Things to Consider Before Buying a Tiny Home

The idea of owning less stuff and living a more minimalist lifestyle in a tiny home is appealing to many people. And for good reason – it’s a refreshing change from a society telling us we need more and more. That said, this dream fails to materialize for some who dive head first into the tiny home lifestyle. Why is that? Here are four reasons tiny homeowners may be (unknowingly) setting themselves up for failure.

Tiny Homes: Are They Really That Much Easier?

The most common reason people get disappointed in something is because their expectations are too high. Many folks think “If I build a tiny home, I’ll have no problems at all.”


Building any home, even a small one, is not easy. Finding a place to park a non-traditional code-built home is not easy. Even deciding where to hang the two or three pieces of wall art you have room for is not easy!

What will be easy? Finding time to spend outdoors, becoming more mindful of your shopping and spending habits, and leaving a smaller carbon footprint than McMansion owners.
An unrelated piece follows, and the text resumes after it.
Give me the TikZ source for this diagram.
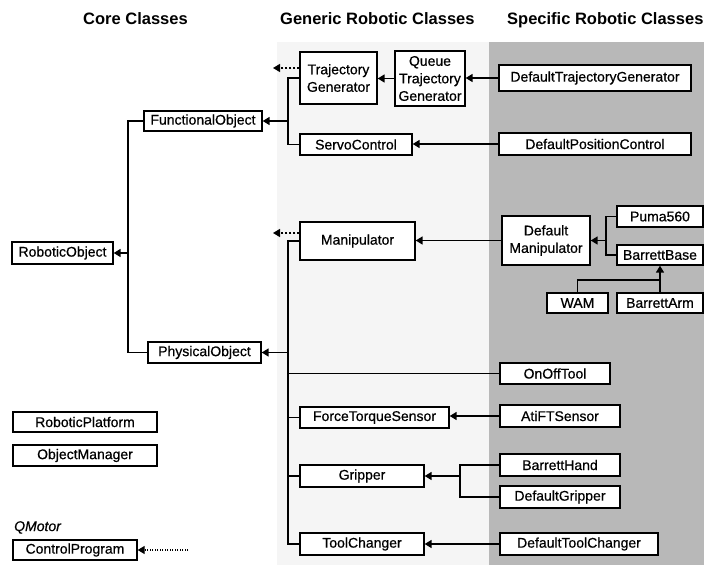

But even these will require some work on your part.

The key takeaway here is that while tiny homes promote an exceptionally peaceful way of life, don’t expect that peacefulness to be instant or 100% constant.

Tiny Home Construction Limitations

If you plan to live in this tiny house long term, make sure to consider what kind of life you envision in the future. Do you have adequate space for a partner, kids, or even a pet if you plan to start a family?

Depending on your building skills and experience, renovating the interior of your tiny house may not be an option. And even if it is, you won’t want to get stuck in a perpetual state of remodeling because your home refuses to grow with you. Remember – if you’re making structural changes to your tiny house, the whole house is up for review, not just that spare bedroom or dining nook like in a traditional home.

To avoid feeling like you have to vacate your home at the first inconvenience, plan ahead for different scenarios and situations the same way you would with any other life situation. That way, you and your home can adapt to whatever life throws your way.

Sacrificing Luxuries

While the idea of having less may give you a sense of peace, if you’re not okay with having tiny washer, dryer, dishwasher, and microwave units, you may struggle to embrace this lifestyle. Think about how you’d feel without modern appliances and you’ll be even less enthusiastic.

But that’s often what tiny living demands, and new owners may feel uncomfortable once the appliances are installed in the home, just after the house has been built. If you’re not ready to deal with solar panels and composting toilets, an eco-friendly tiny house probably isn’t right for you.

Not Being Prepared for the Lifestyle

Whether you visit your new home every couple weeks or are settling into a tiny retirement community, you need to know what you’re getting into. Do your research ahead of time to understand what tiny living is really like – the good, the bad, and the ugly. As long as you’re fully prepared for what you may face, and it’s not enough to deter you from tiny living, then you’ll be one of the few who can really make living in a tiny house work.